You suggest to implement throttling, but in order to make it work reliably,
you have to implement a system of dynamic control (of multiple parameters)
around it. Such systems are *very hard* to build. Just two examples:
- It took a long long time until the OOM killer in Linux could reliably
prevent fork bombs from taking down a system.
- The Mac OS X 10.5 memory management example from my other mail.
I don't want to get into this area, unless absolutely absolutely necessary.
> The examples you
> bring up, such as GC, suggest that you want abstractions at a much
> higher level than explicit threading and locks, as provided by POSIX and
> C11. However, you previously also said that you want to make POSIX and
> ISO C easier to use, so there's a gap there.
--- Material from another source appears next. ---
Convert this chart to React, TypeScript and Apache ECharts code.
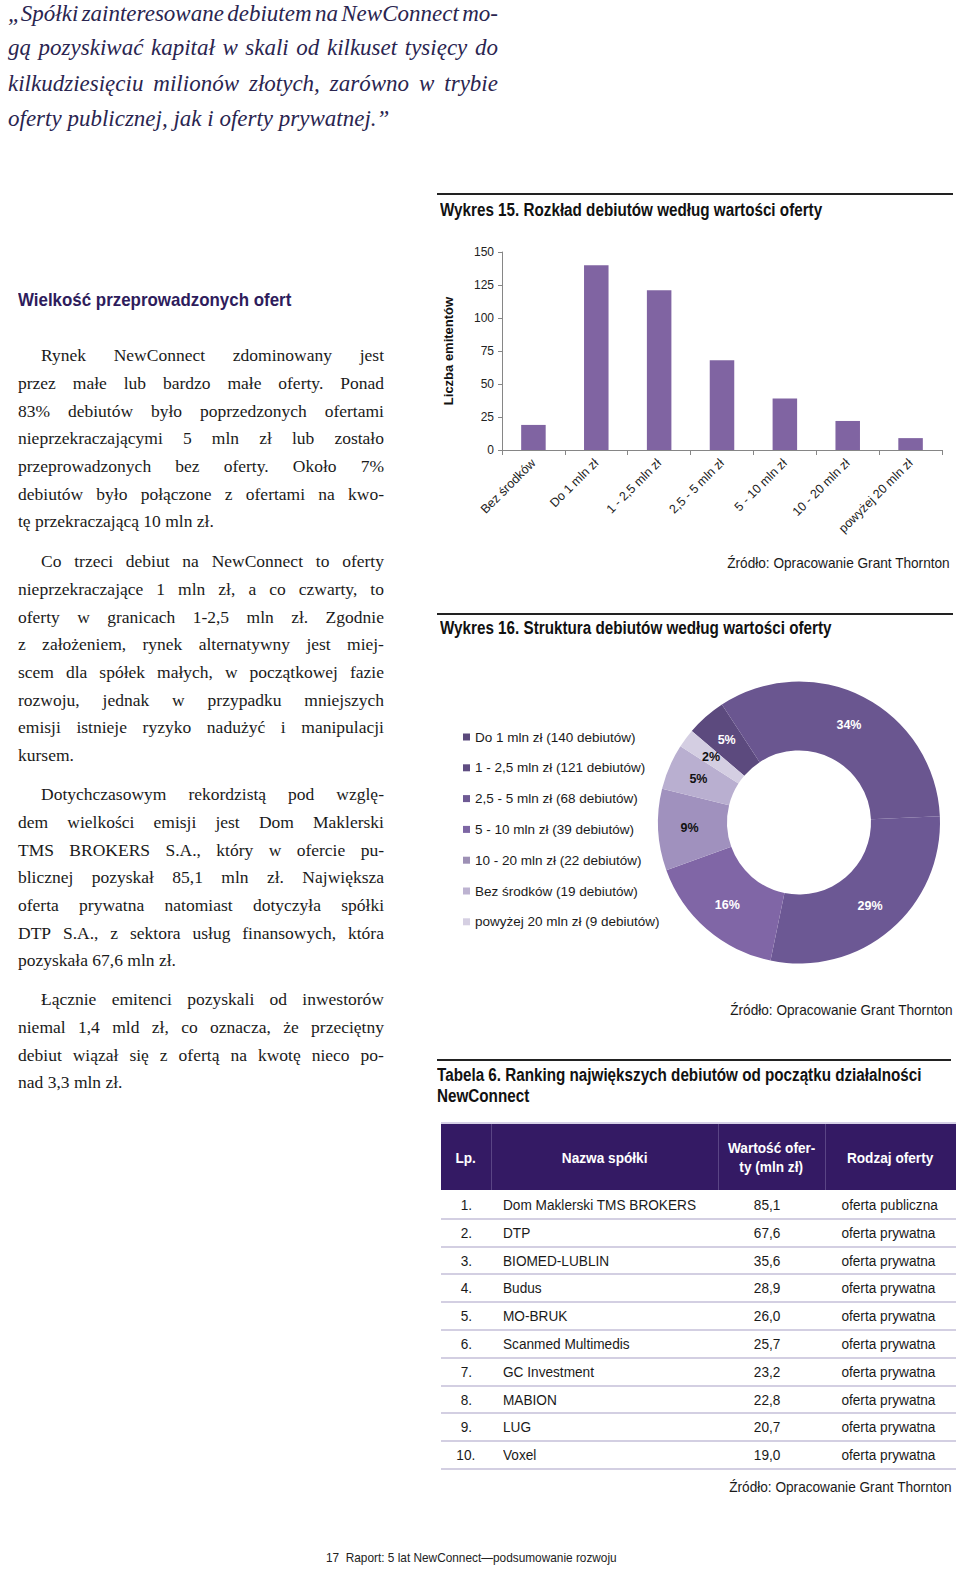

You're probably right here. I am dissatisfied with how hard it is to make
multithreaded software work in a verifiably reliable way. I don't know what
the answer is, i.e. what abstractions will provide this reliability.
> > The suboptimal unit test clearly shows the starvation problem is
> > not solved altogether, when one uses plain POSIX APIs on glibc.
>
> But that's the point. You test for a feature that the tool does not
> intend to provide to you. To exaggerate, that's like testing that
> x86_64 int overflows after 2^32.
Well, the current POSIX ([TPS] clause) and Solaris and Mac OS X all provide at
least half of what I want: namely, writer-preference and therefore avoidance
of writer starvation.
Bruno
- Re: bugs in gnulib thread modules, (continued)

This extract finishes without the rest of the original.